Several rishonim rule that local conditions do not determine when one recites vesein tal umatar in birchas hashanim, contending that reciting vesein tal umatar in that part of davening after Pesach requires one to repeat the shemoneh esrei, even in a place where there is a need for rain in this part of the year (Rabbeinu Yonah, Brochos 19b; Ritva, Taanis 3b). Thus, we understand why the Rosh’s position that mashiv haruach umorid hagashem and vesein tal umatar should be recited after Pesach in Europe was not accepted.

The Shulchan Aruch (Orach Chayim 117:2) rules that the halacha does not follow the Rosh. He writes that all communities begin reciting mashiv haruach umorid hagashem on Shemini Atzeres and records only two practices regarding vesein tal umatar, the same two expressly mentioned in the Gemara. No other regional distinctions are recognized.

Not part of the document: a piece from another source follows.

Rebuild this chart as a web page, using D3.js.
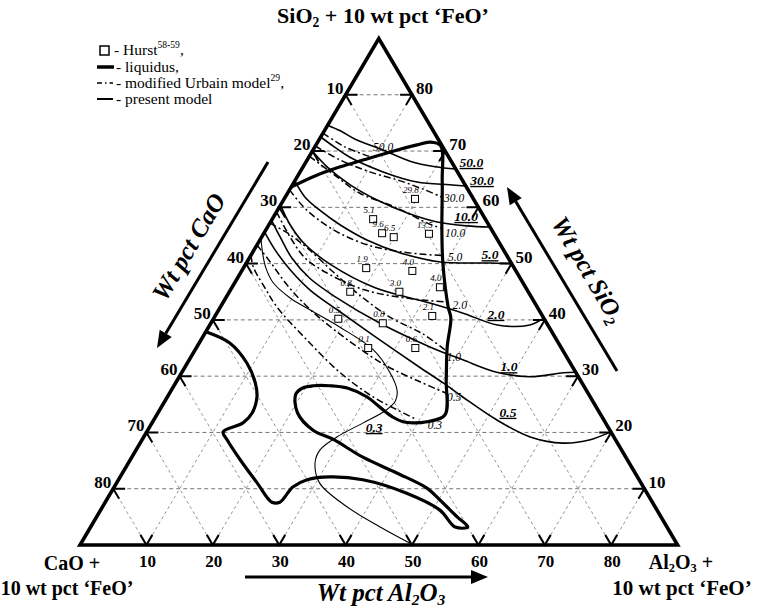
<!DOCTYPE html>
<html>
<head>
<meta charset="utf-8">
<script src="https://cdnjs.cloudflare.com/ajax/libs/d3/7.8.5/d3.min.js"></script>
<style>
  body { margin: 0; background: #fff; }
  svg { display: block; font-family: "Liberation Serif", "Times New Roman", serif; }
</style>
</head>
<body>
<div id="chart"></div>
<script>
// every composition below is [wt pct Al2O3, wt pct SiO2]; CaO is the rest up to 90
const tickValues = [10, 20, 30, 40, 50, 60, 70, 80];

// liquidus (thick line), one path from the CaO-SiO2 side round the liquid field
const liquidus = [
  [0, 63.6], [2.8, 65.7], [5.6, 67.2], [8.4, 68.4], [12.7, 70.2], [15.2, 71.1], [16.9, 71.6], [18.8, 71.0],
  [22.1, 64.9], [26.5, 56.0], [29.6, 50.1], [34.3, 42.3], [35.7, 40.3], [37.7, 35.2], [40.5, 29.3], [43.4, 23.1],
  [41.3, 21.9], [39.3, 21.7], [37.7, 21.9], [35.8, 22.7], [32.9, 24.5], [30.1, 26.3], [26.3, 27.9], [23.5, 28.3],
  [21.0, 28.3], [19.6, 27.9], [19.1, 26.8], [21.0, 23.5], [24.9, 20.4], [28.7, 18.8], [34.8, 15.6], [41.3, 12.8],
  [47.2, 10.1], [50.2, 8.0], [54.3, 5.0], [56.8, 3.2], [54.9, 3.2], [51.1, 6.2], [44.6, 9.2], [36.8, 11.6],
  [31.6, 12.1], [28.4, 11.6], [26.9, 10.3], [26.3, 7.6], [25.1, 7.6], [21.2, 11.0], [16.6, 15.1], [12.8, 18.7],
  [11.5, 20.1], [13.7, 21.7], [14.2, 23.5], [13.5, 26.3], [12.0, 28.8], [9.0, 32.3], [4.6, 35.9], [0, 37.9]
];

// present model iso-viscosity lines (poise)
const p50 = [[0, 74.6], [2.4, 73.6], [5.4, 72.1], [10.5, 70.2], [15.6, 68.2], [19.9, 67.2], [23.2, 66.8]];
const p30 = [[0, 72.5], [3.0, 70.7], [6.2, 68.9], [12.5, 66.3], [18.5, 64.5], [23.7, 64.0], [26.2, 63.8]];
const p10 = [[0, 70.0], [3.6, 67.2], [8.7, 64.0], [14.1, 61.3], [19.8, 59.0], [25.1, 57.4], [29.9, 56.7], [33.5, 56.5]];
const p5 = [[0, 64.7], [3.0, 61.8], [6.5, 59.4], [10.7, 56.9], [16.1, 54.2], [22.3, 51.9], [29.1, 50.3], [36.7, 50.1], [40.0, 50.0]];
const p2 = [[0, 60.4], [3.2, 56.9], [6.8, 53.7], [12.7, 49.9], [21.6, 45.7], [31.2, 43.0], [37.1, 41.2], [43.3, 39.1], [48.2, 39.1], [49.7, 40.3]];
const p1 = [[0, 57.7], [2.9, 54.6], [6.4, 51.0], [10.9, 47.4], [16.4, 44.1], [25.5, 39.4], [35.1, 35.2], [41.2, 32.9], [47.4, 30.7], [52.8, 29.9], [57.5, 30.6], [59.3, 30.7]];
const p05 = [[0, 55.6], [3.2, 52.4], [7.2, 48.9], [12.0, 45.3], [18.5, 41.4], [27.0, 36.4], [35.5, 31.5], [40.3, 28.8], [44.5, 26.3], [51.7, 22.2], [58.2, 19.2], [63.7, 18.1], [67.5, 18.7], [69.9, 20.1]];
const p03 = [[0, 54.5], [1.8, 51.5], [3.4, 49.2], [5.8, 46.6], [9.7, 43.9], [13.1, 42.1], [19.8, 38.7], [26.8, 34.7], [31.3, 30.7], [34.0, 27.5], [34.7, 25.6], [34.0, 23.8], [31.8, 21.7], [29.1, 19.2], [27.7, 16.9], [28.1, 14.6], [30.6, 11.0], [36.8, 6.8], [43.6, 3.2], [50.2, 0]];

// modified Urbain model lines
const u50 = [[0, 73.2], [4.6, 70.7], [9.5, 68.9]];
const u30 = [[0, 70.9], [5.0, 68.4], [10.5, 66.3], [15.9, 64.7], [20.4, 63.1], [23.6, 61.8]];
const u10 = [[0, 69.1], [6.0, 65.4], [10.9, 62.5], [17.8, 59.9], [23.7, 57.2], [26.5, 56.2]];
const u5 = [[0, 63.1], [3.6, 60.1], [7.0, 57.8], [11.4, 55.4], [16.7, 53.3], [22.2, 52.1], [29.0, 51.4]];
const u2 = [[0, 59.2], [4.3, 54.7], [8.4, 51.0], [13.7, 48.0], [20.3, 45.3], [27.0, 43.9], [33.2, 43.2]];
const u1 = [[0, 57.2], [3.6, 55.4], [7.8, 52.8], [13.9, 48.5], [19.3, 44.8], [26.4, 40.5], [32.9, 37.5], [37.9, 34.5]];
const u05 = [[0, 53.3], [3.5, 50.3], [8.1, 46.2], [13.8, 41.8], [21.5, 36.8], [29.9, 32.0], [36.7, 29.0], [41.6, 27.0]];
const u03 = [[0, 51.5], [1.4, 49.4], [5.0, 45.7], [8.5, 42.3], [16.0, 36.4], [23.9, 30.6], [31.0, 26.3], [35.8, 24.0], [39.3, 22.4]];

const presentLines = [p50, p30, p10, p5, p2, p1, p05];
const urbainLines = [u50, u30, u10, u5, u2, u1, u05, u03];

// line labels: [text, Al2O3, SiO2]
const presentLabels = [
  ['50.0', 25.0, 67.9], ['30.0', 28.2, 64.7], ['10.0', 29.0, 58.3], ['5.0', 36.0, 51.5],
  ['2.0', 42.2, 40.9], ['1.0', 48.8, 31.6], ['0.5', 52.7, 23.5], ['0.3', 33.9, 20.8]
];
const urbainLabels = [
  ['50.0', 10.3, 70.7], ['30.0', 25.5, 61.7], ['10.0', 28.8, 55.4], ['5.0', 30.9, 51.2],
  ['2.0', 35.9, 42.6], ['1.0', 39.6, 33.4], ['0.5', 43.2, 26.3], ['0.3', 42.8, 21.3]
];

// Hurst measurements: [Al2O3, SiO2, viscosity]
const hurst = [
  [19.7, 61.5, '29.8'], [15.2, 57.9, '5.1'], [17.8, 55.4, '9.6'], [19.9, 54.7, '6.5'], [24.9, 55.3, '13.5'],
  [18.5, 49.2, '1.9'], [25.7, 48.7, '4.0'], [31.3, 45.8, '4.0'], [18.2, 45.0, '0.8'], [25.6, 45.0, '3.0'],
  [32.7, 40.7, '2.1'], [18.8, 40.2, '0.5'], [25.9, 39.4, '0.8'], [25.9, 35.0, '0.1'], [33.0, 35.0, '0.6']
];

const W = 758, H = 609;
const x = d3.scaleLinear().domain([0, 90]).range([80, 677.6]);
const y = d3.scaleLinear().domain([0, 90]).range([545, 38.5]);
const P = d => [x(d[0] + d[1] / 2), y(d[1])];

const svg = d3.select('#chart').append('svg')
  .attr('width', W).attr('height', H);

const curve = d3.line().x(d => P(d)[0]).y(d => P(d)[1]).curve(d3.curveCatmullRom.alpha(0.5));
const straight = d3.line().x(d => P(d)[0]).y(d => P(d)[1]);

function richText(t, parts, size, sub = 0.28) {
  let shift = 0;
  parts.forEach(([str, kind]) => {
    const target = kind === 'sub' ? size * sub : kind === 'sup' ? -size * 0.42 : 0;
    const ts = t.append('tspan').attr('dy', target - shift).text(str);
    if (kind) ts.attr('font-size', size * 0.62);
    shift = target;
  });
}

// grid
const grid = svg.append('g');
tickValues.forEach(v => {
  grid.append('path').attr('d', straight([[0, v], [90 - v, v]]))
    .attr('stroke', '#666').attr('stroke-width', 0.9).attr('stroke-dasharray', '4,3').attr('fill', 'none');
  grid.append('path').attr('d', straight([[v, 0], [v, 90 - v]]))
    .attr('stroke', '#888').attr('stroke-width', 0.9).attr('stroke-dasharray', '3,3').attr('fill', 'none');
  grid.append('path').attr('d', straight([[90 - v, 0], [0, 90 - v]]))
    .attr('stroke', '#888').attr('stroke-width', 0.9).attr('stroke-dasharray', '3,3').attr('fill', 'none');
});

// model lines
svg.append('g').selectAll('path').data(urbainLines).join('path')
  .attr('d', curve).attr('fill', 'none').attr('stroke', '#000')
  .attr('stroke-width', 1.5).attr('stroke-dasharray', '7,3,2,3');

svg.append('g').selectAll('path').data(presentLines).join('path')
  .attr('d', curve).attr('fill', 'none').attr('stroke', '#000').attr('stroke-width', 1.6);

svg.append('path').attr('d', curve(p03)).attr('fill', 'none').attr('stroke', '#000').attr('stroke-width', 1.1);

svg.append('path').attr('d', curve(liquidus)).attr('fill', 'none').attr('stroke', '#000')
  .attr('stroke-width', 3.2).attr('stroke-linejoin', 'round');

// Hurst points
const hg = svg.append('g');
hg.selectAll('rect').data(hurst).join('rect')
  .attr('x', d => P(d)[0] - 3.5).attr('y', d => P(d)[1] - 3.5)
  .attr('width', 7).attr('height', 7)
  .attr('fill', '#fff').attr('stroke', '#000').attr('stroke-width', 1);
hg.selectAll('text').data(hurst).join('text')
  .attr('x', d => P(d)[0] - 4).attr('y', d => P(d)[1] - 6)
  .attr('text-anchor', 'middle').attr('font-size', 9).attr('font-style', 'italic')
  .text(d => d[2]);

// line labels
svg.append('g').selectAll('text').data(presentLabels).join('text')
  .attr('x', d => P([d[1], d[2]])[0]).attr('y', d => P([d[1], d[2]])[1] + 4)
  .attr('text-anchor', 'middle').attr('font-size', 13.5).attr('font-weight', 'bold')
  .attr('font-style', 'italic').style('text-decoration', 'underline')
  .text(d => d[0]);
svg.append('g').selectAll('text').data(urbainLabels).join('text')
  .attr('x', d => P([d[1], d[2]])[0]).attr('y', d => P([d[1], d[2]])[1] + 4)
  .attr('text-anchor', 'middle').attr('font-size', 11.5).attr('font-style', 'italic')
  .text(d => d[0]);

// triangle
svg.append('path').attr('d', straight([[0, 0], [90, 0], [0, 90]]) + 'Z')
  .attr('fill', 'none').attr('stroke', '#000').attr('stroke-width', 3.6).attr('stroke-linejoin', 'miter');

// ticks, drawn along the two grid directions that meet at each tick
const t = 1.8;
const ticks = svg.append('g').attr('stroke', '#000').attr('stroke-width', 2).attr('fill', 'none');
tickValues.forEach(v => {
  ticks.append('path').attr('d', straight([[v, t], [v, 0], [v - t, t]]));
  ticks.append('path').attr('d', straight([[t, 90 - v], [0, 90 - v], [t, 90 - v - t]]));
  ticks.append('path').attr('d', straight([[90 - v - t, v], [90 - v, v], [90 - v, v - t]]));
});

// tick labels
const tl = svg.append('g').attr('font-size', 17).attr('font-weight', 'bold');
tickValues.forEach(v => {
  tl.append('text').attr('x', x(v) + 1).attr('y', 567).attr('text-anchor', 'middle').text(v);
  const l = P([0, 90 - v]);
  tl.append('text').attr('x', l[0] - 2).attr('y', l[1] - 1).attr('text-anchor', 'end').text(v);
  const r = P([90 - v, v]);
  tl.append('text').attr('x', r[0] + 4).attr('y', r[1] - 1).attr('text-anchor', 'start').text(v);
});

// corner labels
const corner = svg.append('g').attr('font-weight', 'bold').attr('text-anchor', 'middle');
richText(corner.append('text').attr('x', 383).attr('y', 23).attr('font-size', 22),
  [['SiO'], ['2', 'sub'], [' + 10 wt pct \u2018FeO\u2019']], 22, 0.2);
richText(corner.append('text').attr('x', 72).attr('y', 570).attr('font-size', 20), [['CaO +']], 20);
richText(corner.append('text').attr('x', 67).attr('y', 595).attr('font-size', 20), [['10 wt pct \u2018FeO\u2019']], 20);
richText(corner.append('text').attr('x', 681).attr('y', 569).attr('font-size', 20),
  [['Al'], ['2', 'sub'], ['O'], ['3', 'sub'], [' +']], 20, 0.14);
richText(corner.append('text').attr('x', 682).attr('y', 595).attr('font-size', 21), [['10 wt pct \u2018FeO\u2019']], 21);

// axis titles with arrows
function arrow(x1, y1, x2, y2) {
  const len = Math.hypot(x2 - x1, y2 - y1), ux = (x2 - x1) / len, uy = (y2 - y1) / len;
  const bx = x2 - ux * 17, by = y2 - uy * 17;
  svg.append('line').attr('x1', x1).attr('y1', y1).attr('x2', bx).attr('y2', by)
    .attr('stroke', '#000').attr('stroke-width', 3);
  svg.append('path')
    .attr('d', `M${x2},${y2}L${bx - uy * 7},${by + ux * 7}L${bx + uy * 7},${by - ux * 7}Z`)
    .attr('fill', '#000');
}
arrow(245, 577, 488, 577);
arrow(268, 162, 157, 348);
arrow(617, 371, 507, 187);

const titles = svg.append('g').attr('font-weight', 'bold').attr('font-style', 'italic').attr('text-anchor', 'middle');
richText(titles.append('text').attr('x', 381).attr('y', 601).attr('font-size', 25),
  [['Wt pct Al'], ['2', 'sub'], ['O'], ['3', 'sub']], 25, 0.16);
richText(titles.append('text').attr('transform', 'translate(196,251) rotate(-59.4)').attr('font-size', 25),
  [['Wt pct CaO']], 25);
richText(titles.append('text').attr('transform', 'translate(581,274) rotate(59.4)').attr('font-size', 25),
  [['Wt pct SiO'], ['2', 'sub']], 25, 0.2);

// legend
const lg = svg.append('g').attr('font-size', 15.5);
lg.append('rect').attr('x', 100).attr('y', 46).attr('width', 9).attr('height', 9)
  .attr('fill', '#fff').attr('stroke', '#000').attr('stroke-width', 1.5);
richText(lg.append('text').attr('x', 114).attr('y', 55), [['- Hurst'], ['58-59', 'sup'], [',']], 15.5);
lg.append('line').attr('x1', 97).attr('x2', 114).attr('y1', 67).attr('y2', 67).attr('stroke', '#000').attr('stroke-width', 3.5);
richText(lg.append('text').attr('x', 116).attr('y', 72), [['- liquidus,']], 15.5);
lg.append('line').attr('x1', 97).attr('x2', 113).attr('y1', 83).attr('y2', 83).attr('stroke', '#000')
  .attr('stroke-width', 1.3).attr('stroke-dasharray', '5,3,1.5,3');
richText(lg.append('text').attr('x', 116).attr('y', 88), [['- modified Urbain model'], ['29', 'sup'], [',']], 15.5);
lg.append('line').attr('x1', 97).attr('x2', 113).attr('y1', 99).attr('y2', 99).attr('stroke', '#000').attr('stroke-width', 2);
richText(lg.append('text').attr('x', 116).attr('y', 104), [['- present model']], 15.5);
</script>
</body>
</html>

Thus, in essence, the people of Brazil wanted to follow the approach of the Rosh. The Toras Chayim rules that they should not follow this practice, emphasizing:

(1) The Rosh’s approach was not accepted by the other authorities.

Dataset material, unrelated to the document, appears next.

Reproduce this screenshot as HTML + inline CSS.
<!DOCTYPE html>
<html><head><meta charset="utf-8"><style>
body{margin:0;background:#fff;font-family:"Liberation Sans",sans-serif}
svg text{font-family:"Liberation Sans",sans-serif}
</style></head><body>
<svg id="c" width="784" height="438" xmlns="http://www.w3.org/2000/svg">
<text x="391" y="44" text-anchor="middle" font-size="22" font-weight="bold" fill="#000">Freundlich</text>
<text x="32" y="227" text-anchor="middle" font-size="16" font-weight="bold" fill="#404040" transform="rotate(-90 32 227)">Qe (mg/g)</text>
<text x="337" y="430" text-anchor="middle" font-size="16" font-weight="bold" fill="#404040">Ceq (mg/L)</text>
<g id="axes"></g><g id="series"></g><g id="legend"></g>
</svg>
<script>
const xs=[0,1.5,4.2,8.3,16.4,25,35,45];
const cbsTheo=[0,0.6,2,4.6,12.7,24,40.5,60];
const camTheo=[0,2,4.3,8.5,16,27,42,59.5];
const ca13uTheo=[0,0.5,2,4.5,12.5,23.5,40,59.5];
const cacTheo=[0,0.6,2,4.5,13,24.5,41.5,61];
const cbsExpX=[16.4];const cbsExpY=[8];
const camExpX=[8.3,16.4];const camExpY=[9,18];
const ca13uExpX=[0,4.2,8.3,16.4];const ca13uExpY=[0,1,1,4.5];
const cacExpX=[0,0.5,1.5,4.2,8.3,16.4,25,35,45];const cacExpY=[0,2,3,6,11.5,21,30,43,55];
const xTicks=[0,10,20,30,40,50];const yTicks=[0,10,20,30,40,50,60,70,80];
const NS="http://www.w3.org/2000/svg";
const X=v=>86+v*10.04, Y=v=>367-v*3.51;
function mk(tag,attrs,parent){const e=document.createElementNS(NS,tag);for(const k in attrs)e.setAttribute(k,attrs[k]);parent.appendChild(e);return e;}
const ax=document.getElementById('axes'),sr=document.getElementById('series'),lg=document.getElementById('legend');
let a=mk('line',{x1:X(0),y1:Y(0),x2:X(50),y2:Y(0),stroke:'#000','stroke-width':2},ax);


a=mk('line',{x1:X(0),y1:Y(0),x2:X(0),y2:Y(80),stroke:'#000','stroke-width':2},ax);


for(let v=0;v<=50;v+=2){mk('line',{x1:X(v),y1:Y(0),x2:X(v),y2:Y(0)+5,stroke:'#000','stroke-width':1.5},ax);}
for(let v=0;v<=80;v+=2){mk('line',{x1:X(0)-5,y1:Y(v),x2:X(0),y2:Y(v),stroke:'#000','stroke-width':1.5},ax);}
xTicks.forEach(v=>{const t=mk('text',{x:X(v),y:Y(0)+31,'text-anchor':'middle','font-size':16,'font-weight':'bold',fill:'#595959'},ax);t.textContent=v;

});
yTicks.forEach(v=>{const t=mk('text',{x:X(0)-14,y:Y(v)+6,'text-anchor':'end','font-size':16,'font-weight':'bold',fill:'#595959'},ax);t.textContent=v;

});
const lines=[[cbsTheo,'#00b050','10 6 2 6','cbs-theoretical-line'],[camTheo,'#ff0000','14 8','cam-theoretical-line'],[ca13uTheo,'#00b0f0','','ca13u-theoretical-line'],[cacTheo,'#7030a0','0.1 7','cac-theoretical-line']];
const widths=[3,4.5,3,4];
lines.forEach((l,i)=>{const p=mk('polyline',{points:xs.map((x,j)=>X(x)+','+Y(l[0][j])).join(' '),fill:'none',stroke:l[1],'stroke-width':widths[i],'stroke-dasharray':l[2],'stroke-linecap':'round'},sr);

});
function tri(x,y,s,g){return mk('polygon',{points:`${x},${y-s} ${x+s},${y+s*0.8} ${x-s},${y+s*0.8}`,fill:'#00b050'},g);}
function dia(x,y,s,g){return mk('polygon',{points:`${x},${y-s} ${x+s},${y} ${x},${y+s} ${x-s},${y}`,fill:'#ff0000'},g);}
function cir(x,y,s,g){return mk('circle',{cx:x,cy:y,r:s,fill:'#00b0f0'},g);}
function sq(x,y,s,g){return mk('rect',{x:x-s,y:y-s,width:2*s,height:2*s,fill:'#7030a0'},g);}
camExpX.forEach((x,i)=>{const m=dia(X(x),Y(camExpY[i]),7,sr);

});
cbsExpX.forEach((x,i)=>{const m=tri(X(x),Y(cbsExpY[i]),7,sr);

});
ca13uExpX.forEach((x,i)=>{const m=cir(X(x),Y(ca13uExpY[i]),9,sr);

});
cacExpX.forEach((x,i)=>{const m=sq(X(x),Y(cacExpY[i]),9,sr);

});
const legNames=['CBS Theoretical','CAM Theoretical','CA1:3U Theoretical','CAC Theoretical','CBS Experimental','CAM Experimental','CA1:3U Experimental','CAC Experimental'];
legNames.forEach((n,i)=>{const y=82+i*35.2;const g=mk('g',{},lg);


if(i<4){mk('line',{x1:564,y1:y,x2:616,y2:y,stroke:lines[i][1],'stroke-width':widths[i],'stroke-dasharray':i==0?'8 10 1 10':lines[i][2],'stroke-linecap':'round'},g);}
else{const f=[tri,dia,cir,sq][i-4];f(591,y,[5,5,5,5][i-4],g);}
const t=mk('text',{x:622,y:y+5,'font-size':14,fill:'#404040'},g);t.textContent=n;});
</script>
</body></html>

(2) In a lengthy discussion of the Rambam’s opinion, the Toras Chayim concludes that the Rambam also does not agree with the Rosh.

(3) The Rosh himself retracted his approach when he saw that it was not followed.

Based on the claim that rain between Sukkos and Pesach was detrimental to life where these Brazilian colonists lived, the Toras Chayim ruled that they should never recite mashiv haruach umorid hagashem at all, following the Rambam that one does not recite either mashiv haruach umorid hagashem or vesein tal umatar when it is detrimental for the local needs. During the months that the Brazilians need rain, he ruled that they should recite vesein tal umatar during shomei’a tefillah, like the practice of the city of Nineveh and unlike the Rosh.